Recorded information:
+---+
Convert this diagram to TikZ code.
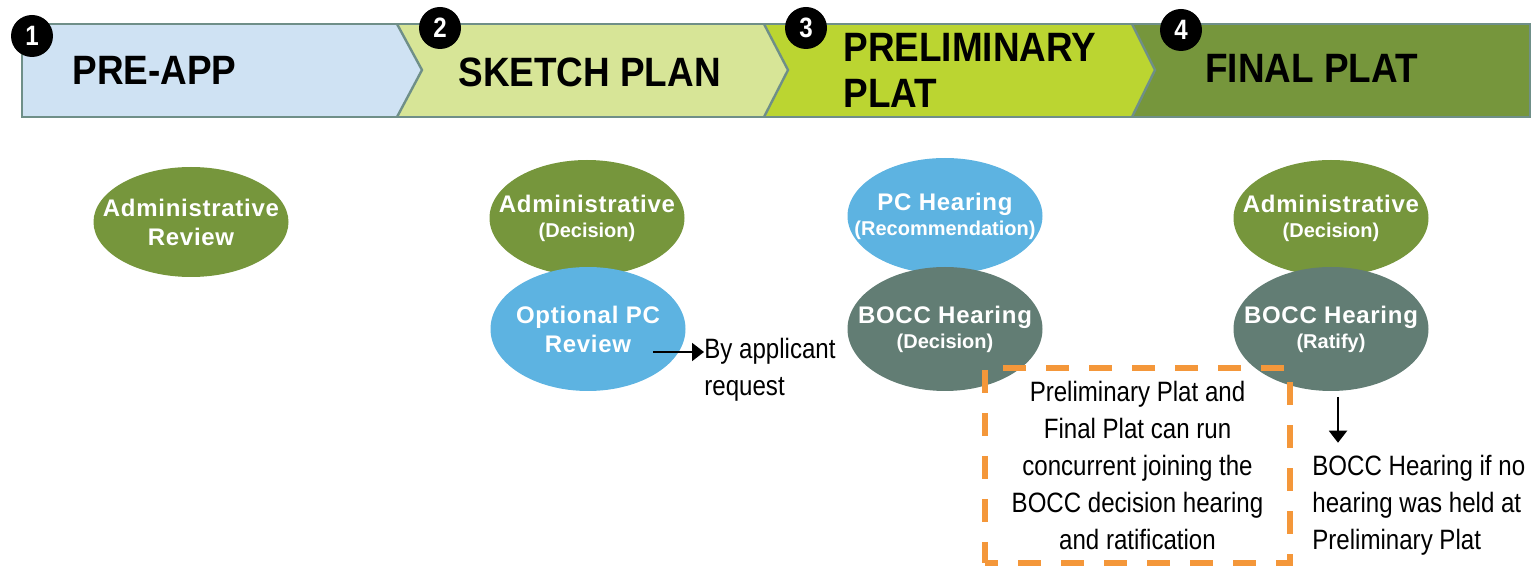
\documentclass[tikz,border=0pt]{standalone}
\usepackage{fontspec}
\setmainfont{Liberation Sans}
\newfontfamily\bannerfont[FakeStretch=0.9]{Liberation Sans}
\newfontfamily\notefont[FakeStretch=0.86]{Liberation Sans}
\newfontfamily\ovalfont[LetterSpace=3]{Liberation Sans}
\usetikzlibrary{positioning, arrows.meta, shapes.geometric}

\definecolor{preblue}{HTML}{CFE2F3}
\definecolor{sketchgreen}{HTML}{D7E597}
\definecolor{prelimgreen}{HTML}{BBD531}
\definecolor{finalgreen}{HTML}{76963C}
\definecolor{stageedge}{HTML}{6F8F88}
\definecolor{pcblue}{HTML}{5DB3E1}
\definecolor{boccgray}{HTML}{627D74}
\definecolor{noteorange}{HTML}{F4973A}

\newcommand{\ovalsub}[1]{{\normalfont\bfseries\fontsize{10}{12}\selectfont #1}}

\begin{document}
\begin{tikzpicture}[
    x=0.5pt, y=-0.5pt,
    % Styles
    stage/.style={draw=stageedge, line width=1.2pt},
    stagetitle/.style={anchor=west, inner sep=0pt, align=left, font=\bannerfont\bfseries\fontsize{20.5}{23}\selectfont},
    num/.style={circle, fill=black, minimum size=21pt, inner sep=0pt, text=white, font=\notefont\bfseries\fontsize{14}{14}\selectfont},
    oval/.style={ellipse, minimum width=97.5pt, minimum height=58pt, inner xsep=-25pt, inner ysep=0pt, text=white, align=center, font=\ovalfont\bfseries\fontsize{12}{14.5}\selectfont},
    admin/.style={oval, fill=finalgreen},
    pc/.style={oval, fill=pcblue},
    bocc/.style={oval, fill=boccgray, minimum height=62pt},
    note/.style={inner sep=0pt, align=left, font=\notefont\fontsize{14}{18.4}\selectfont},
    concur/.style={draw=noteorange, line width=3.2pt, dash pattern=on 11.5pt off 10pt, dash phase=5pt, minimum width=152.5pt, minimum height=97.5pt, inner sep=0pt, align=center, font=\notefont\fontsize{14}{18.4}\selectfont},
    arrow/.style={-{Triangle[width=9pt,length=6pt]}, line width=1pt, black},
]
\useasboundingbox (0,0) rectangle (1539,572);

% Stage banner
\fill[preblue] (22,24) -- (397,24) -- (422,70) -- (397,117) -- (22,117) -- cycle;
\fill[sketchgreen] (397,24) -- (764,24) -- (788,70) -- (764,117) -- (397,117) -- (422,70) -- cycle;
\fill[prelimgreen] (764,24) -- (1132,24) -- (1155,70) -- (1132,117) -- (764,117) -- (788,70) -- cycle;
\fill[finalgreen] (1132,24) -- (1530,24) -- (1530,117) -- (1132,117) -- (1155,70) -- cycle;
\draw[stage] (22,24) rectangle (1530,117);
\draw[stage] (397,24) -- (422,70) -- (397,117);
\draw[stage] (764,24) -- (788,70) -- (764,117);
\draw[stage] (1132,24) -- (1155,70) -- (1132,117);

\node[stagetitle] (preapp) at (72,70) {PRE-APP};
\node[stagetitle] (sketch) at (458,72) {SKETCH PLAN};
\node[stagetitle] (prelim) at (843,70) {PRELIMINARY\\PLAT};
\node[stagetitle] (final) at (1205,68) {FINAL PLAT};

\node[num] (n1) at (32,36) {1};
\node[num] (n2) at (440,28) {2};
\node[num] (n3) at (806,28) {3};
\node[num] (n4) at (1181,30) {4};

% Stage 1
\node[admin, minimum height=55pt] (review) at (191,222) {Administrative\\Review};

% Stage 2
\node[admin] (admin2) at (587,218) {Administrative\\[-2pt]\ovalsub{(Decision)}};
\node[pc, minimum height=62pt] (optpc) at (588,329) {Optional PC\\Review};

% Stage 3
\node[pc] (pchear) at (945,216) {PC Hearing\\[-2pt]\ovalsub{(Recommendation)}};
\node[bocc] (boccdec) at (945,329) {BOCC Hearing\\[-2pt]\ovalsub{(Decision)}};

% Stage 4
\node[admin] (admin4) at (1331,218) {Administrative\\[-2pt]\ovalsub{(Decision)}};
\node[bocc] (boccrat) at (1331,329) {BOCC Hearing\\[-2pt]\ovalsub{(Ratify)}};

% Notes
\node[note, anchor=west] (bynote) at (704,370) {By applicant\\request};
\coordinate (optTail) at (653,352);
\draw[arrow] (optTail) -- (optTail -| bynote.west);

\node[concur] (concur) at (1137.5,465.5) {Preliminary Plat and\\Final Plat can run\\concurrent joining the\\BOCC decision hearing\\and ratification};

\node[note, anchor=west] (ratnote) at (1312,505) {BOCC Hearing if no\\hearing was held at\\Preliminary Plat};
\coordinate (ratTail) at (1338,397);
\draw[arrow, shorten >=6pt] (ratTail) -- (ratTail |- ratnote.north);

\end{tikzpicture}
\end{document}
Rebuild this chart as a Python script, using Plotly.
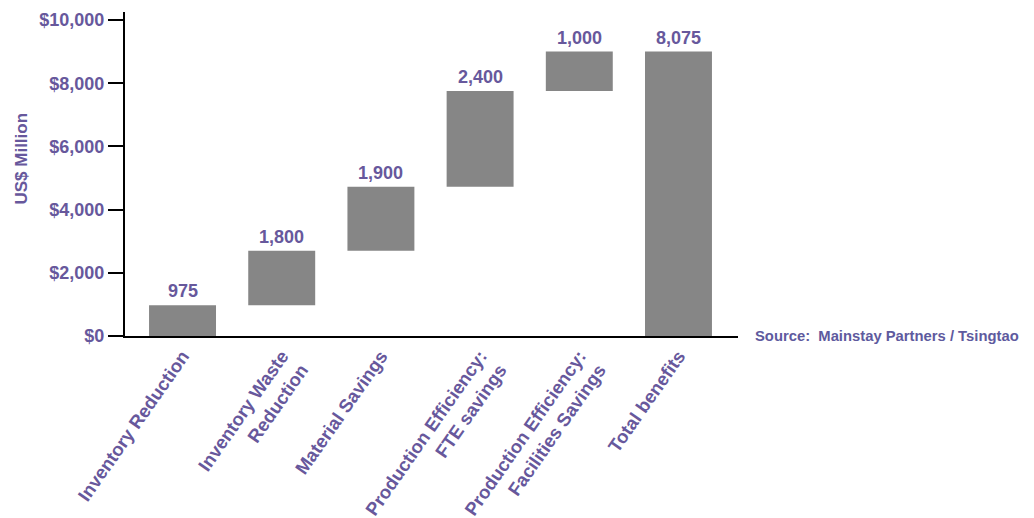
import plotly.graph_objects as go

categories = ["Inventory Reduction", "Inventory Waste<br>Reduction", "Material Savings",
              "Production Efficiency:<br>FTE savings", "Production Efficiency:<br>Facilities Savings",
              "Total benefits"]
# bar extents as drawn in the picture (US$ million)
bar_bottom = [0, 975, 2700, 4720, 7750, 0]
bar_top = [975, 2700, 4720, 7750, 9000, 9000]
# printed value labels
label_values = [975, 1800, 1900, 2400, 1000, 8075]
y_tickvals = [0, 2000, 4000, 6000, 8000, 10000]
y_ticktext = ["$0", "$2,000", "$4,000", "$6,000", "$8,000", "$10,000"]

PURPLE = "#67589c"
GRAY = "#868686"
FONT = "Liberation Sans, Arial, sans-serif"

xs = list(range(len(categories)))
heights = [t - b for t, b in zip(bar_top, bar_bottom)]

fig = go.Figure()
fig.add_trace(go.Bar(x=xs, y=heights, base=bar_bottom, width=0.675,
                     marker=dict(color=GRAY, line=dict(width=0)), hoverinfo="skip"))

annotations = [
    dict(x=x, y=t, xref="x", yref="y", text=f"{v:,}", showarrow=False,
         xanchor="center", yanchor="bottom", yshift=2,
         font=dict(family=FONT, size=18, color=PURPLE, weight="bold"))
    for x, t, v in zip(xs, bar_top, label_values)
]
annotations += [
    dict(text="US$ Million", xref="paper", yref="paper", x=-0.169, y=0.549,
         textangle=-90, showarrow=False, xanchor="center", yanchor="middle",
         font=dict(family=FONT, size=17, color=PURPLE, weight="bold")),
    dict(text="Source:  Mainstay Partners / Tsingtao", xref="paper", yref="paper",
         x=1.0245, y=0, xanchor="left", yanchor="middle", showarrow=False,
         font=dict(family=FONT, size=14.8, color="#5e5a9e", weight="bold")),
]

fig.update_layout(
    width=1034, height=518,
    margin=dict(l=125, r=296, t=12, b=182, autoexpand=False),
    paper_bgcolor="white", plot_bgcolor="white",
    showlegend=False,
    font=dict(family=FONT, color=PURPLE, weight="bold"),
    xaxis=dict(range=[-0.58, 5.6], tickmode="array", tickvals=xs, ticktext=categories,
               tickangle=-55, showgrid=False, zeroline=False, showline=True,
               linecolor="black", linewidth=2, ticks="", automargin=False,
               tickfont=dict(family=FONT, size=18.5, color=PURPLE, weight="bold")),
    yaxis=dict(range=[0, 10253], tickmode="array", tickvals=y_tickvals, ticktext=y_ticktext,
               showgrid=False, zeroline=False, showline=True, linecolor="black", linewidth=2,
               ticks="outside", ticklen=15, tickwidth=2, tickcolor="black", automargin=False,
               tickfont=dict(family=FONT, size=18, color=PURPLE, weight="bold")),
    annotations=annotations,
)

fig.write_html("out.html")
+---+
Write the entries above out in full, exactly, with no images.

Convert this diagram to TikZ code.
\documentclass[tikz,border=0pt]{standalone}
\usepackage{fontspec}
\setmainfont{Liberation Sans}
\newfontfamily\bannerfont[FakeStretch=0.9]{Liberation Sans}
\newfontfamily\notefont[FakeStretch=0.86]{Liberation Sans}
\newfontfamily\ovalfont[LetterSpace=3]{Liberation Sans}
\usetikzlibrary{positioning, arrows.meta, shapes.geometric}

\definecolor{preblue}{HTML}{CFE2F3}
\definecolor{sketchgreen}{HTML}{D7E597}
\definecolor{prelimgreen}{HTML}{BBD531}
\definecolor{finalgreen}{HTML}{76963C}
\definecolor{stageedge}{HTML}{6F8F88}
\definecolor{pcblue}{HTML}{5DB3E1}
\definecolor{boccgray}{HTML}{627D74}
\definecolor{noteorange}{HTML}{F4973A}

\newcommand{\ovalsub}[1]{{\normalfont\bfseries\fontsize{10}{12}\selectfont #1}}

\begin{document}
\begin{tikzpicture}[
    x=0.5pt, y=-0.5pt,
    % Styles
    stage/.style={draw=stageedge, line width=1.2pt},
    stagetitle/.style={anchor=west, inner sep=0pt, align=left, font=\bannerfont\bfseries\fontsize{20.5}{23}\selectfont},
    num/.style={circle, fill=black, minimum size=21pt, inner sep=0pt, text=white, font=\notefont\bfseries\fontsize{14}{14}\selectfont},
    oval/.style={ellipse, minimum width=97.5pt, minimum height=58pt, inner xsep=-25pt, inner ysep=0pt, text=white, align=center, font=\ovalfont\bfseries\fontsize{12}{14.5}\selectfont},
    admin/.style={oval, fill=finalgreen},
    pc/.style={oval, fill=pcblue},
    bocc/.style={oval, fill=boccgray, minimum height=62pt},
    note/.style={inner sep=0pt, align=left, font=\notefont\fontsize{14}{18.4}\selectfont},
    concur/.style={draw=noteorange, line width=3.2pt, dash pattern=on 11.5pt off 10pt, dash phase=5pt, minimum width=152.5pt, minimum height=97.5pt, inner sep=0pt, align=center, font=\notefont\fontsize{14}{18.4}\selectfont},
    arrow/.style={-{Triangle[width=9pt,length=6pt]}, line width=1pt, black},
]
\useasboundingbox (0,0) rectangle (1539,572);

% Stage banner
\fill[preblue] (22,24) -- (397,24) -- (422,70) -- (397,117) -- (22,117) -- cycle;
\fill[sketchgreen] (397,24) -- (764,24) -- (788,70) -- (764,117) -- (397,117) -- (422,70) -- cycle;
\fill[prelimgreen] (764,24) -- (1132,24) -- (1155,70) -- (1132,117) -- (764,117) -- (788,70) -- cycle;
\fill[finalgreen] (1132,24) -- (1530,24) -- (1530,117) -- (1132,117) -- (1155,70) -- cycle;
\draw[stage] (22,24) rectangle (1530,117);
\draw[stage] (397,24) -- (422,70) -- (397,117);
\draw[stage] (764,24) -- (788,70) -- (764,117);
\draw[stage] (1132,24) -- (1155,70) -- (1132,117);

\node[stagetitle] (preapp) at (72,70) {PRE-APP};
\node[stagetitle] (sketch) at (458,72) {SKETCH PLAN};
\node[stagetitle] (prelim) at (843,70) {PRELIMINARY\\PLAT};
\node[stagetitle] (final) at (1205,68) {FINAL PLAT};

\node[num] (n1) at (32,36) {1};
\node[num] (n2) at (440,28) {2};
\node[num] (n3) at (806,28) {3};
\node[num] (n4) at (1181,30) {4};

% Stage 1
\node[admin, minimum height=55pt] (review) at (191,222) {Administrative\\Review};

% Stage 2
\node[admin] (admin2) at (587,218) {Administrative\\[-2pt]\ovalsub{(Decision)}};
\node[pc, minimum height=62pt] (optpc) at (588,329) {Optional PC\\Review};

% Stage 3
\node[pc] (pchear) at (945,216) {PC Hearing\\[-2pt]\ovalsub{(Recommendation)}};
\node[bocc] (boccdec) at (945,329) {BOCC Hearing\\[-2pt]\ovalsub{(Decision)}};

% Stage 4
\node[admin] (admin4) at (1331,218) {Administrative\\[-2pt]\ovalsub{(Decision)}};
\node[bocc] (boccrat) at (1331,329) {BOCC Hearing\\[-2pt]\ovalsub{(Ratify)}};

% Notes
\node[note, anchor=west] (bynote) at (704,370) {By applicant\\request};
\coordinate (optTail) at (653,352);
\draw[arrow] (optTail) -- (optTail -| bynote.west);

\node[concur] (concur) at (1137.5,465.5) {Preliminary Plat and\\Final Plat can run\\concurrent joining the\\BOCC decision hearing\\and ratification};

\node[note, anchor=west] (ratnote) at (1312,505) {BOCC Hearing if no\\hearing was held at\\Preliminary Plat};
\coordinate (ratTail) at (1338,397);
\draw[arrow, shorten >=6pt] (ratTail) -- (ratTail |- ratnote.north);

\end{tikzpicture}
\end{document}
Rebuild this chart as a Python script, using Plotly.
import plotly.graph_objects as go

categories = ["Inventory Reduction", "Inventory Waste<br>Reduction", "Material Savings",
              "Production Efficiency:<br>FTE savings", "Production Efficiency:<br>Facilities Savings",
              "Total benefits"]
# bar extents as drawn in the picture (US$ million)
bar_bottom = [0, 975, 2700, 4720, 7750, 0]
bar_top = [975, 2700, 4720, 7750, 9000, 9000]
# printed value labels
label_values = [975, 1800, 1900, 2400, 1000, 8075]
y_tickvals = [0, 2000, 4000, 6000, 8000, 10000]
y_ticktext = ["$0", "$2,000", "$4,000", "$6,000", "$8,000", "$10,000"]

PURPLE = "#67589c"
GRAY = "#868686"
FONT = "Liberation Sans, Arial, sans-serif"

xs = list(range(len(categories)))
heights = [t - b for t, b in zip(bar_top, bar_bottom)]

fig = go.Figure()
fig.add_trace(go.Bar(x=xs, y=heights, base=bar_bottom, width=0.675,
                     marker=dict(color=GRAY, line=dict(width=0)), hoverinfo="skip"))

annotations = [
    dict(x=x, y=t, xref="x", yref="y", text=f"{v:,}", showarrow=False,
         xanchor="center", yanchor="bottom", yshift=2,
         font=dict(family=FONT, size=18, color=PURPLE, weight="bold"))
    for x, t, v in zip(xs, bar_top, label_values)
]
annotations += [
    dict(text="US$ Million", xref="paper", yref="paper", x=-0.169, y=0.549,
         textangle=-90, showarrow=False, xanchor="center", yanchor="middle",
         font=dict(family=FONT, size=17, color=PURPLE, weight="bold")),
    dict(text="Source:  Mainstay Partners / Tsingtao", xref="paper", yref="paper",
         x=1.0245, y=0, xanchor="left", yanchor="middle", showarrow=False,
         font=dict(family=FONT, size=14.8, color="#5e5a9e", weight="bold")),
]

fig.update_layout(
    width=1034, height=518,
    margin=dict(l=125, r=296, t=12, b=182, autoexpand=False),
    paper_bgcolor="white", plot_bgcolor="white",
    showlegend=False,
    font=dict(family=FONT, color=PURPLE, weight="bold"),
    xaxis=dict(range=[-0.58, 5.6], tickmode="array", tickvals=xs, ticktext=categories,
               tickangle=-55, showgrid=False, zeroline=False, showline=True,
               linecolor="black", linewidth=2, ticks="", automargin=False,
               tickfont=dict(family=FONT, size=18.5, color=PURPLE, weight="bold")),
    yaxis=dict(range=[0, 10253], tickmode="array", tickvals=y_tickvals, ticktext=y_ticktext,
               showgrid=False, zeroline=False, showline=True, linecolor="black", linewidth=2,
               ticks="outside", ticklen=15, tickwidth=2, tickcolor="black", automargin=False,
               tickfont=dict(family=FONT, size=18, color=PURPLE, weight="bold")),
    annotations=annotations,
)

fig.write_html("out.html")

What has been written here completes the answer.